--- Start ---

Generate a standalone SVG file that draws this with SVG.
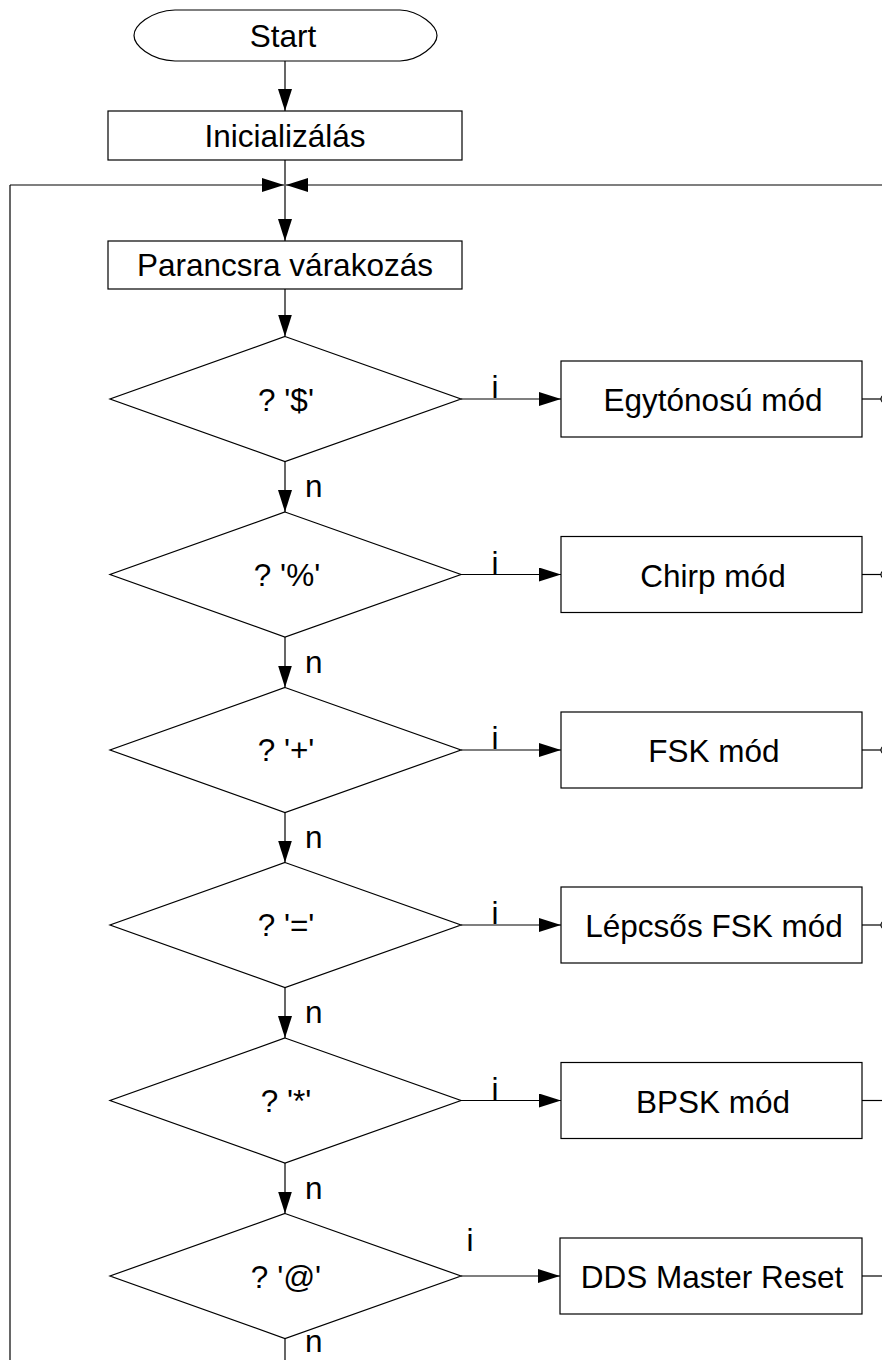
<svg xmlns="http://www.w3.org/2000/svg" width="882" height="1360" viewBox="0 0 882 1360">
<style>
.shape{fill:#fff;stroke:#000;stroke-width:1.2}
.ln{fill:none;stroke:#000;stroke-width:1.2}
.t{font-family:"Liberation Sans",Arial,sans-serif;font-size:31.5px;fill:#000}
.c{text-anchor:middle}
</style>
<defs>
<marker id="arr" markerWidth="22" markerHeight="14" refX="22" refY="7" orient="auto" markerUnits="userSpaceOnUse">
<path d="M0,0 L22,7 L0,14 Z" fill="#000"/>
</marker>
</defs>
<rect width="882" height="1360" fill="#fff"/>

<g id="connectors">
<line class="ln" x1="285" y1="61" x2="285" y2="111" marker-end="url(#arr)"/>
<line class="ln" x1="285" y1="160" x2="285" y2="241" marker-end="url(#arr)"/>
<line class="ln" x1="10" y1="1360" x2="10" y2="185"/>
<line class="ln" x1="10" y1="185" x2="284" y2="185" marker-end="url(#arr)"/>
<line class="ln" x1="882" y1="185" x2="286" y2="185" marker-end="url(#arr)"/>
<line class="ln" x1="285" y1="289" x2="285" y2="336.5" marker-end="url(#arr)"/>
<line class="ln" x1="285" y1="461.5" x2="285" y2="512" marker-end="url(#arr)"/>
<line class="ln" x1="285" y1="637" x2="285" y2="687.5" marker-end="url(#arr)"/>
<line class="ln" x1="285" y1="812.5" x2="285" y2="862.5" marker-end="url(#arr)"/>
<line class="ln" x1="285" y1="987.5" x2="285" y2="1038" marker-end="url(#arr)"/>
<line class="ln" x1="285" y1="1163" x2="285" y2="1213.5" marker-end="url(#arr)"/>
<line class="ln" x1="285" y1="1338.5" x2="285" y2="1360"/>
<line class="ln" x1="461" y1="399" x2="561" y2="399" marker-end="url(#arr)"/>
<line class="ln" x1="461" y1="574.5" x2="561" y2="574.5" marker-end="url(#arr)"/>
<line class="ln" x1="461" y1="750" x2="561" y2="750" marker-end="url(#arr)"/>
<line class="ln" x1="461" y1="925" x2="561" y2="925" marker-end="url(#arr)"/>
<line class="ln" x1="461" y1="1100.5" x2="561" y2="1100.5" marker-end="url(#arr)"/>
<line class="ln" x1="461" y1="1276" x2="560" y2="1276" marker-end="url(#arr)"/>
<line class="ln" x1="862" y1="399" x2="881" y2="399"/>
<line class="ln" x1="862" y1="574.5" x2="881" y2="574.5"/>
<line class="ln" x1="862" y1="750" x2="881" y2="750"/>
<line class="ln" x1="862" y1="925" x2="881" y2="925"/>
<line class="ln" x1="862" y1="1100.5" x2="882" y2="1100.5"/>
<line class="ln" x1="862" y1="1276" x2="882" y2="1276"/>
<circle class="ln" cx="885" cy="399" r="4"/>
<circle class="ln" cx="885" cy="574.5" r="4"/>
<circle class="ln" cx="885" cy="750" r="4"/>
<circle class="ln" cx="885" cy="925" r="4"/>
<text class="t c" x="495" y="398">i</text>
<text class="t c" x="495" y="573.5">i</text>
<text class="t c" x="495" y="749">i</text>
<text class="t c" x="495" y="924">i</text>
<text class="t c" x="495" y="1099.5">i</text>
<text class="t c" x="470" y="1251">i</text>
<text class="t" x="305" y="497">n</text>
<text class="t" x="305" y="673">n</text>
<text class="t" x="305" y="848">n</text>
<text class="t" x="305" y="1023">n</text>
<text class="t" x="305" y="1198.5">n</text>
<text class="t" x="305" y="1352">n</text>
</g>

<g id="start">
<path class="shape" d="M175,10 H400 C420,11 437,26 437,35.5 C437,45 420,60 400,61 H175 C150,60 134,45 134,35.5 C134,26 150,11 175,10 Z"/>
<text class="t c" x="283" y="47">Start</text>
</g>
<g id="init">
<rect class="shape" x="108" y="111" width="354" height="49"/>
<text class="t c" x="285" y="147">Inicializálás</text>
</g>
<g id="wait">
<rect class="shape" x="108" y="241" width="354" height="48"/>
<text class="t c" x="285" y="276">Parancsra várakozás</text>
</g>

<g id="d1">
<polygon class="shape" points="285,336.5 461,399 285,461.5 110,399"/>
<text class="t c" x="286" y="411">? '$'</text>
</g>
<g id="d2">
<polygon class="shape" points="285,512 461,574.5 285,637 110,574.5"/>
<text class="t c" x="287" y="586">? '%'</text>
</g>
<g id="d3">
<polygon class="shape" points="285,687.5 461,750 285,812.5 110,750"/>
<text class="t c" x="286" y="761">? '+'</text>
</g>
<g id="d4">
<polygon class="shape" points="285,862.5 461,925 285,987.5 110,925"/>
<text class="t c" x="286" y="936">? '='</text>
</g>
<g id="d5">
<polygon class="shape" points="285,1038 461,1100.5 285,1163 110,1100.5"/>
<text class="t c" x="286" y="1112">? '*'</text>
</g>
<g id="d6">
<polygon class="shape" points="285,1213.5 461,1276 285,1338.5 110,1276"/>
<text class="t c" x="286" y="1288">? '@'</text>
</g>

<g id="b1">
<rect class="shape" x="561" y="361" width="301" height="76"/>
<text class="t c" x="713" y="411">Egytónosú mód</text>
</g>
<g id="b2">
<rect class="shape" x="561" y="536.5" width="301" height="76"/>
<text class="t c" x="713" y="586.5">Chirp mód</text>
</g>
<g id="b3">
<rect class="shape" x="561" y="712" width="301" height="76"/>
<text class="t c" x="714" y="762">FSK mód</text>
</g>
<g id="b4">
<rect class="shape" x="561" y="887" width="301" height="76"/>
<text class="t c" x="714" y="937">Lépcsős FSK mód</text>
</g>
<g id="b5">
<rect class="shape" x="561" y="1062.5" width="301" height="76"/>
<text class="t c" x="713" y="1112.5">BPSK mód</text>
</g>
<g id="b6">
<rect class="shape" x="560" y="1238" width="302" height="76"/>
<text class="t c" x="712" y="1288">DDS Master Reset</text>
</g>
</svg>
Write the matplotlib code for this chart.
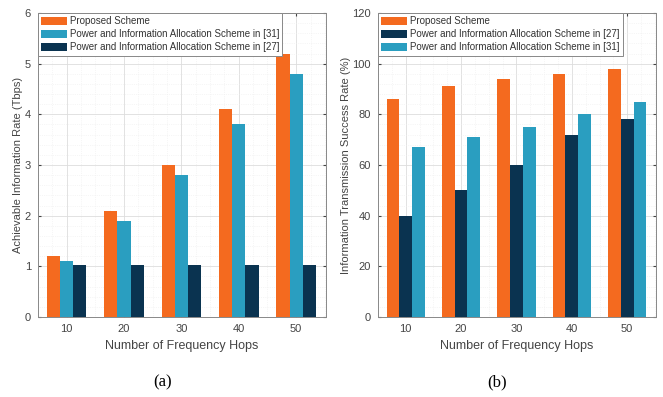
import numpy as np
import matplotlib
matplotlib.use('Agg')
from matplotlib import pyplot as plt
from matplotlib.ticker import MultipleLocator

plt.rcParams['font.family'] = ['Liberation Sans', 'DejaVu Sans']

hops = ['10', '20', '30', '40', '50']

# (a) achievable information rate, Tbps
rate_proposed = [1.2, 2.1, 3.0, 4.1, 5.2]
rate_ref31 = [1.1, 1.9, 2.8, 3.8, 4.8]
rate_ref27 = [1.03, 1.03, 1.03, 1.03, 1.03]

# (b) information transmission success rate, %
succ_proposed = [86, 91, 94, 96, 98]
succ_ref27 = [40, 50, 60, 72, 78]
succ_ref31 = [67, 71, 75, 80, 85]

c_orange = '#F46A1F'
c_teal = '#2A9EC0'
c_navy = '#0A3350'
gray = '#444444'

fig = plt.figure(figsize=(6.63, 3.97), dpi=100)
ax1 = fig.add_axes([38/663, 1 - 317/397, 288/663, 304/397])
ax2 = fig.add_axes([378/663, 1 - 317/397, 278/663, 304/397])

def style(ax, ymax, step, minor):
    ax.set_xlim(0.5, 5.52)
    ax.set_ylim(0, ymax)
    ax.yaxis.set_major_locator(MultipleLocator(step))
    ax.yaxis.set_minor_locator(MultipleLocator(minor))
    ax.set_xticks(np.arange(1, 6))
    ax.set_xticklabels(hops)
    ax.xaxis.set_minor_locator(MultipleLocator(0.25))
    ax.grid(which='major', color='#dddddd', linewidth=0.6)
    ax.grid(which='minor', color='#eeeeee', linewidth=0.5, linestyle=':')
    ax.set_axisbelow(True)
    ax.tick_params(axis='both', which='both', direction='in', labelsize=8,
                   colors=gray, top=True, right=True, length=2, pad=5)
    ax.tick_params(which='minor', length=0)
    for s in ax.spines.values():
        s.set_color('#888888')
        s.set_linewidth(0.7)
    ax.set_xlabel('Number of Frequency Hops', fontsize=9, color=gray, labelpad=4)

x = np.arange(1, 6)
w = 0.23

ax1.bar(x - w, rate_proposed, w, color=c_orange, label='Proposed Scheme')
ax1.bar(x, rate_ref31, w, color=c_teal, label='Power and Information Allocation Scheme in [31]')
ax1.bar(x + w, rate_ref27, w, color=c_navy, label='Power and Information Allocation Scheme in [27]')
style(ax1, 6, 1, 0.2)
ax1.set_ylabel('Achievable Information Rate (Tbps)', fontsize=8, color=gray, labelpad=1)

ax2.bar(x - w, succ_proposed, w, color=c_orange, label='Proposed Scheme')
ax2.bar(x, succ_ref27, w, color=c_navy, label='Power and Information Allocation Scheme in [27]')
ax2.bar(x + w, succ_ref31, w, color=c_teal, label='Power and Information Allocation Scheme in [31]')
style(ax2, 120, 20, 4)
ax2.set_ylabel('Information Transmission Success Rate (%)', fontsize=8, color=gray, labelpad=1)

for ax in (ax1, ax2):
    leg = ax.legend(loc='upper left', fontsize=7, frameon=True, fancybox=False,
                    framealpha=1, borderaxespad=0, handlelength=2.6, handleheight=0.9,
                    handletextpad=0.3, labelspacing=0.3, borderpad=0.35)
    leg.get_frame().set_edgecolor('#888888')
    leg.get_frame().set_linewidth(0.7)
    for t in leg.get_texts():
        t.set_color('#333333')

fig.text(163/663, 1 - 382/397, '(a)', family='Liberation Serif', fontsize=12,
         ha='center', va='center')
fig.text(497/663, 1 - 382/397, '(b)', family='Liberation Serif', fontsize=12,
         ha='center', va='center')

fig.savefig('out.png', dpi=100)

--- End ---

> _TASK TO COMPLETE_
From the listing above, restate verbatim the lines running from the one with "Write the matplotlib code for this chart." through the one with "gray = '#444444'", inclusive, but not the pictures.

> _REPLY_
Write the matplotlib code for this chart.
import numpy as np
import matplotlib
matplotlib.use('Agg')
from matplotlib import pyplot as plt
from matplotlib.ticker import MultipleLocator

plt.rcParams['font.family'] = ['Liberation Sans', 'DejaVu Sans']

hops = ['10', '20', '30', '40', '50']

# (a) achievable information rate, Tbps
rate_proposed = [1.2, 2.1, 3.0, 4.1, 5.2]
rate_ref31 = [1.1, 1.9, 2.8, 3.8, 4.8]
rate_ref27 = [1.03, 1.03, 1.03, 1.03, 1.03]

# (b) information transmission success rate, %
succ_proposed = [86, 91, 94, 96, 98]
succ_ref27 = [40, 50, 60, 72, 78]
succ_ref31 = [67, 71, 75, 80, 85]

c_orange = '#F46A1F'
c_teal = '#2A9EC0'
c_navy = '#0A3350'
gray = '#444444'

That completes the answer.